*** RAW DATA

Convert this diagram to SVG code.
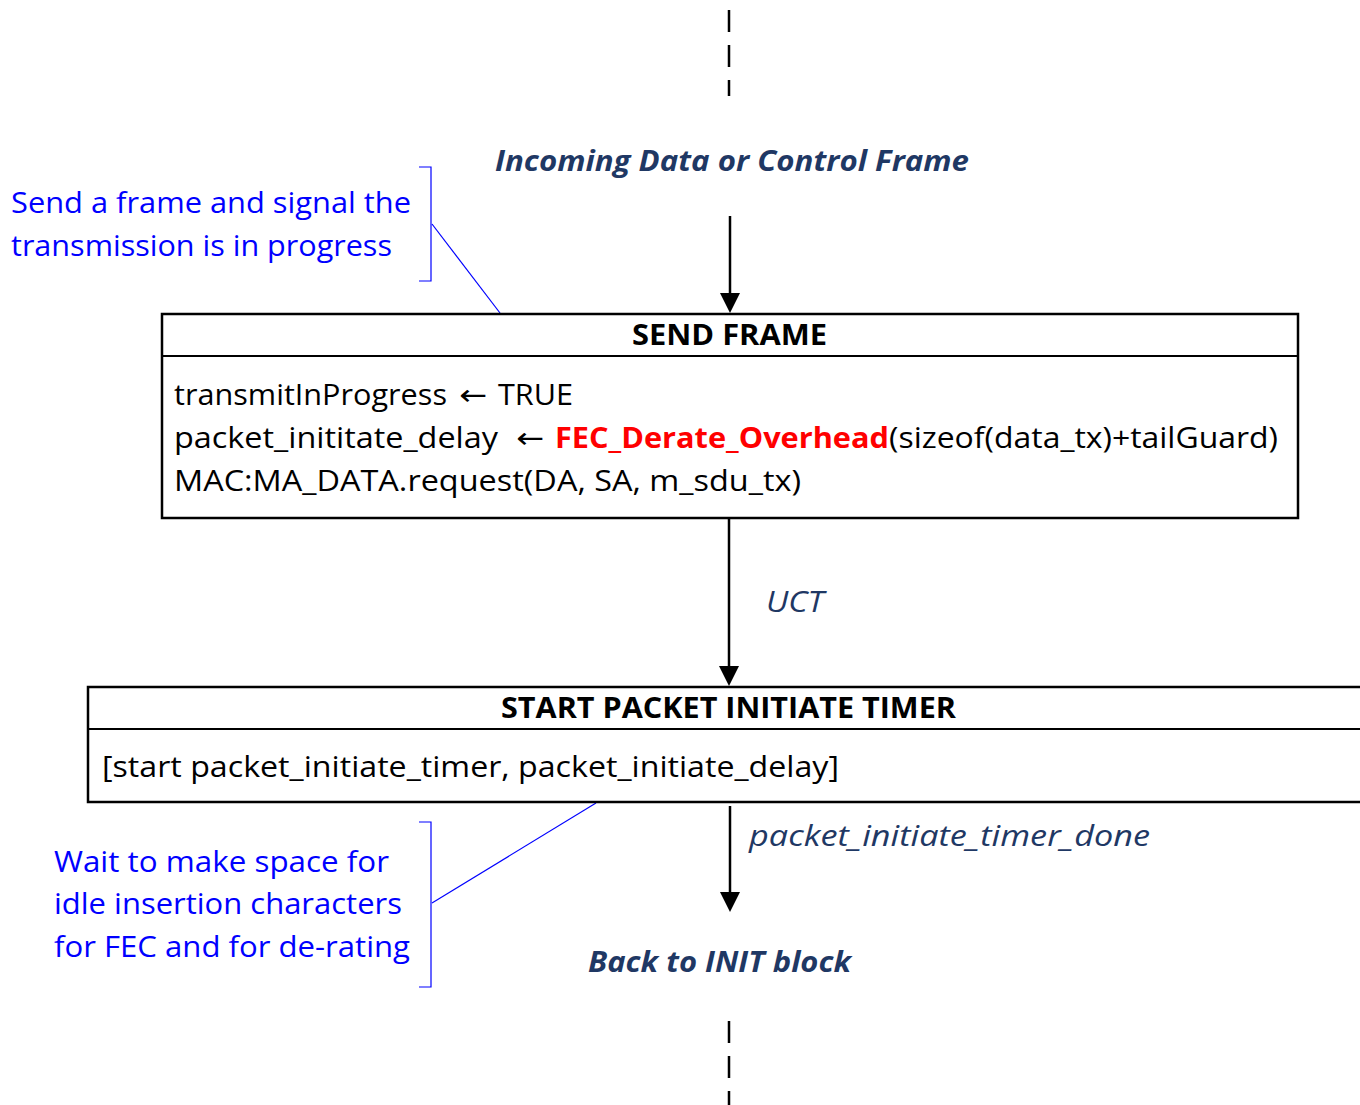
<svg xmlns="http://www.w3.org/2000/svg" width="1360" height="1105" viewBox="0 0 1360 1105">
<defs>
<style>
.t{font-family:"Open Sans","Liberation Sans",sans-serif;font-size:29px;fill:#000}
.ar{font-family:"DejaVu Sans",sans-serif;font-size:29px;fill:#000}
.b{font-weight:bold}
.nav{fill:#1F3864;font-style:italic}
.note{fill:#0000FF}
.red{fill:#FF0000;font-weight:bold}
.box{fill:#fff;stroke:#000;stroke-width:2.5}
.sep{stroke:#000;stroke-width:2}
.con{stroke:#000;stroke-width:2.5;fill:none}
.dash{stroke:#000;stroke-width:2.5;stroke-dasharray:22 13;fill:none}
.lead{stroke:#0000FF;stroke-width:1.2;fill:none}
</style>
<marker id="ah" markerWidth="20" markerHeight="21" refX="12" refY="10" orient="auto" markerUnits="userSpaceOnUse" viewBox="0 0 20 21">
<path d="M0,0 L20,10 L0,20 Z" fill="#000"/>
</marker>
</defs>
<rect width="1360" height="1105" fill="#fff"/>

<g id="connectors">
<line class="dash" x1="729" y1="10" x2="729" y2="96"/>
<line class="con" x1="730" y1="216" x2="730" y2="305" marker-end="url(#ah)"/>
<line class="con" x1="729" y1="519" x2="729" y2="678" marker-end="url(#ah)"/>
<line class="con" x1="730" y1="806" x2="730" y2="904" marker-end="url(#ah)"/>
<line class="dash" x1="729" y1="1021" x2="729" y2="1110"/>
<line class="lead" x1="432" y1="224" x2="500" y2="313"/>
<line class="lead" x1="596" y1="803" x2="432" y2="903"/>
</g>

<g id="incoming">
<text class="t b nav" x="495" y="171" textLength="474" lengthAdjust="spacingAndGlyphs">Incoming Data or Control Frame</text>
</g>

<g id="note1">
<path class="lead" d="M419,167 H431 V281 H419"/>
<text class="t note" x="11" y="213" textLength="400" lengthAdjust="spacingAndGlyphs">Send a frame and signal the</text>
<text class="t note" x="11" y="256" textLength="381" lengthAdjust="spacingAndGlyphs">transmission is in progress</text>
</g>

<g id="send-frame">
<rect class="box" x="162" y="314" width="1136" height="204"/>
<line class="sep" x1="162" y1="356" x2="1298" y2="356"/>
<text class="t b" x="632" y="345" textLength="195" lengthAdjust="spacingAndGlyphs">SEND FRAME</text>
<text class="t" x="174" y="405" textLength="273" lengthAdjust="spacingAndGlyphs">transmitInProgress</text>
<text class="ar" x="459" y="405" textLength="28" lengthAdjust="spacingAndGlyphs">←</text>
<text class="t" x="498" y="405" textLength="75" lengthAdjust="spacingAndGlyphs">TRUE</text>
<text class="t" x="174" y="448" textLength="324" lengthAdjust="spacingAndGlyphs">packet_inititate_delay</text>
<text class="ar" x="516" y="448" textLength="28" lengthAdjust="spacingAndGlyphs">←</text>
<text class="t red" x="555" y="448" textLength="334" lengthAdjust="spacingAndGlyphs">FEC_Derate_Overhead</text>
<text class="t" x="889" y="448" textLength="389" lengthAdjust="spacingAndGlyphs">(sizeof(data_tx)+tailGuard)</text>
<text class="t" x="174" y="491" textLength="627" lengthAdjust="spacingAndGlyphs">MAC:MA_DATA.request(DA, SA, m_sdu_tx)</text>
</g>

<g id="uct-label">
<text class="t nav" x="766" y="612" textLength="58" lengthAdjust="spacingAndGlyphs">UCT</text>
</g>

<g id="start-timer">
<rect class="box" x="88" y="687" width="1290" height="115"/>
<line class="sep" x1="88" y1="729" x2="1378" y2="729"/>
<text class="t b" x="501" y="718" textLength="455" lengthAdjust="spacingAndGlyphs">START PACKET INITIATE TIMER</text>
<text class="t" x="102" y="777" textLength="737" lengthAdjust="spacingAndGlyphs">[start packet_initiate_timer, packet_initiate_delay]</text>
</g>

<g id="note2">
<path class="lead" d="M419,822 H431 V987 H419"/>
<text class="t note" x="54" y="872" textLength="335" lengthAdjust="spacingAndGlyphs">Wait to make space for</text>
<text class="t note" x="54" y="914" textLength="348" lengthAdjust="spacingAndGlyphs">idle insertion characters</text>
<text class="t note" x="54" y="957" textLength="356" lengthAdjust="spacingAndGlyphs">for FEC and for de-rating</text>
</g>

<g id="timer-done-label">
<text class="t nav" x="749" y="846" textLength="401" lengthAdjust="spacingAndGlyphs">packet_initiate_timer_done</text>
</g>

<g id="back-init">
<text class="t b nav" x="588" y="972" textLength="263" lengthAdjust="spacingAndGlyphs">Back to INIT block</text>
</g>
</svg>
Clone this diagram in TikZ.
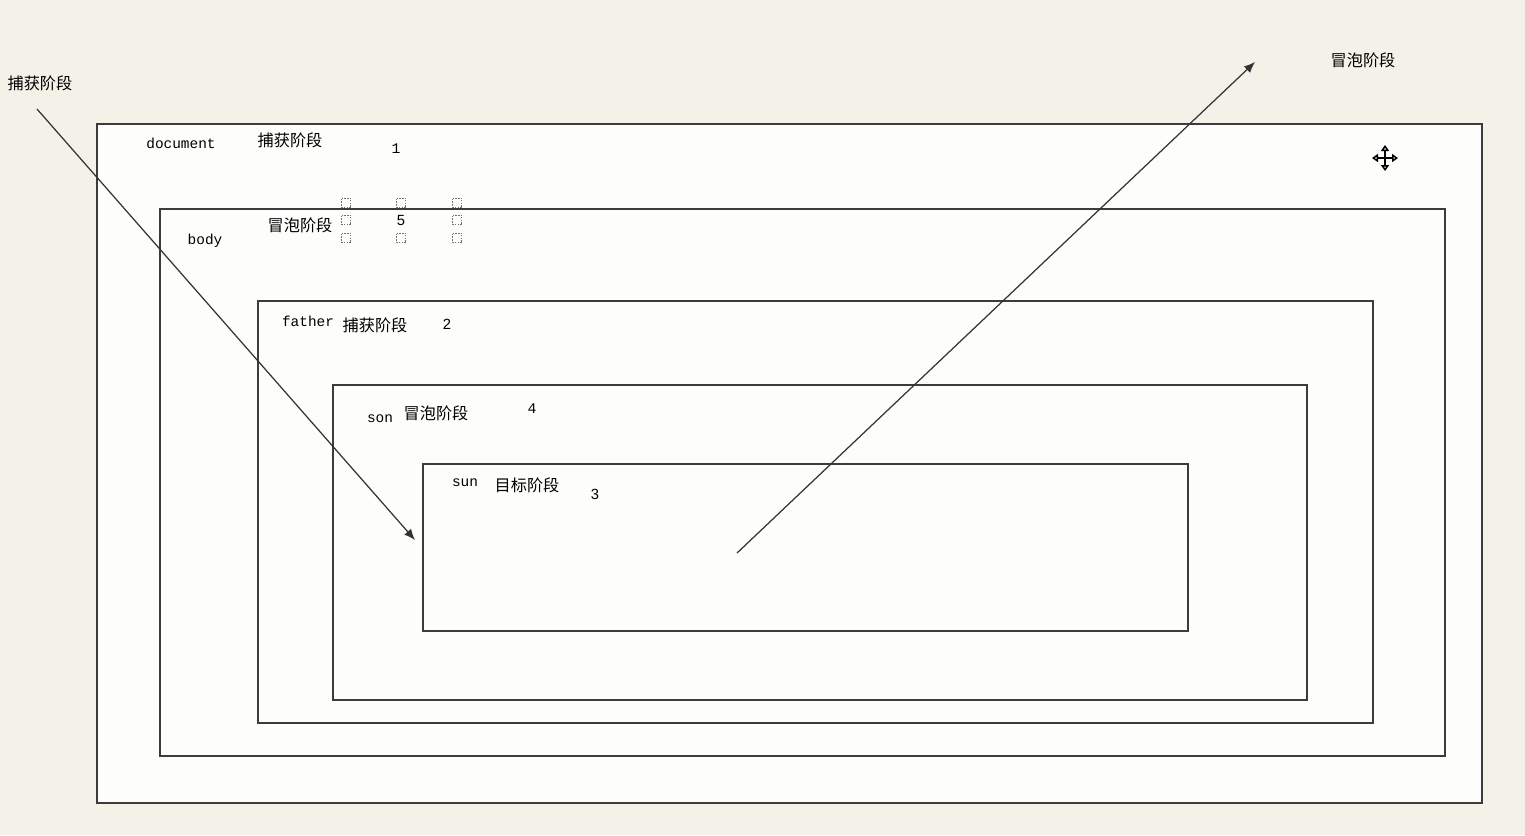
\documentclass[tikz,border=0pt]{standalone}
\usepackage{fontspec}
\newfontfamily\cjk{Noto Sans CJK SC}
\setmonofont{Liberation Mono}
\setsansfont{Liberation Sans}
\usetikzlibrary{arrows.meta,positioning}
\definecolor{paper}{RGB}{243,241,232}
\definecolor{sheet}{RGB}{253,253,251}
\definecolor{edge}{RGB}{60,60,60}
\tikzset{
  layer/.style={draw=edge, line width=0.45pt, fill=sheet},
  tag/.style={inner sep=0pt, font=\fontsize{4.1}{5}\selectfont\ttfamily},
  phase/.style={inner sep=0pt, font=\fontsize{4.6}{5}\selectfont\cjk},
  num/.style={inner sep=0pt, font=\fontsize{4.2}{5}\selectfont\sffamily},
  handle/.style={draw=black!55, dash pattern=on 0.45pt off 0.3pt, line width=0.3pt, minimum size=0.95mm, inner sep=0pt},
  flow/.style={-{Latex[length=1.1mm,width=0.9mm]}, line width=0.35pt, black!80},
  movetip/.style={{Triangle[open,length=0.6mm,width=0.8mm]}-{Triangle[open,length=0.6mm,width=0.8mm]}, line width=0.5pt}
}

\begin{document}
\begin{tikzpicture}[x=0.01cm,y=-0.01cm]
  \fill[paper] (0,0) rectangle (1525,835);
  \useasboundingbox (0,0) rectangle (1525,835);
  % nested boxes
  \draw[layer] (97,124) rectangle (1482,803);
  \draw[layer] (160,209) rectangle (1445,756);
  \draw[layer] (258,301) rectangle (1373,723);
  \draw[layer] (333,385) rectangle (1307,700);
  \draw[layer] (423,464) rectangle (1188,631);
  % labels
  \node[phase] (capin) at (40,83) {捕获阶段};
  \node[phase] (bubout) at (1363,60) {冒泡阶段};
  \node[tag] (doc) at (181,143) {document};
  \node[phase] (docp) at (290,140) {捕获阶段};
  \node[num, font=\fontsize{4.2}{5}\selectfont\ttfamily] (n1) at (396,149) {1};
  \node[tag] (body) at (205,241) {body};
  \node[phase] (bodyp) at (300,225) {冒泡阶段};
  \node[num] (n5) at (401,220) {5};
  \foreach \x in {346,401,457} {
    \node[handle] at (\x,203) {};
    \node[handle] at (\x,238) {};
  }
  \node[handle] at (346,220) {};
  \node[handle] at (457,220) {};
  \node[tag] (fat) at (308,321) {father};
  \node[phase] (fatp) at (375,325) {捕获阶段};
  \node[num] (n2) at (447,324) {2};
  \node[tag] (son) at (380,419) {son};
  \node[phase] (sonp) at (436,413) {冒泡阶段};
  \node[num, font=\fontsize{4.2}{5}\selectfont\ttfamily] (n4) at (532,409) {4};
  \node[tag] (sun) at (465,483) {sun};
  \node[phase] (sunp) at (527,485) {目标阶段};
  \node[num] (n3) at (595,494) {3};
  % event paths
  \coordinate (cstart) at (37,109);
  \coordinate (cend) at (415,540);
  \coordinate (bstart) at (737,553);
  \coordinate (bend) at (1255,62);
  \draw[flow] (cstart) -- (cend);
  \draw[flow] (bstart) -- (bend);
  % move cursor
  \coordinate (mv) at (1385,158);
  \draw[movetip] ([xshift=-1.3mm]mv) -- ([xshift=1.3mm]mv);
  \draw[movetip] ([yshift=-1.3mm]mv) -- ([yshift=1.3mm]mv);
\end{tikzpicture}
\end{document}
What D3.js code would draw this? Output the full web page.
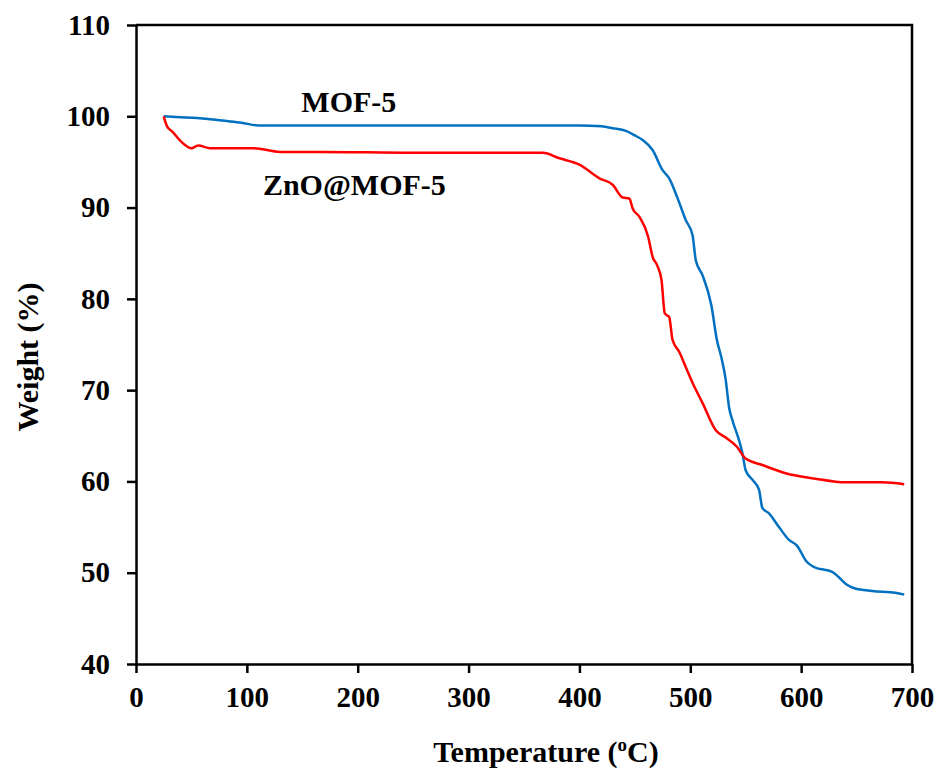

******

### WORK TO COMPLETE
Show each line of the data that contains the string "code".

### SOLUTION
Convert this diagram to SVG code.
What D3.js code would draw this? Output the full web page.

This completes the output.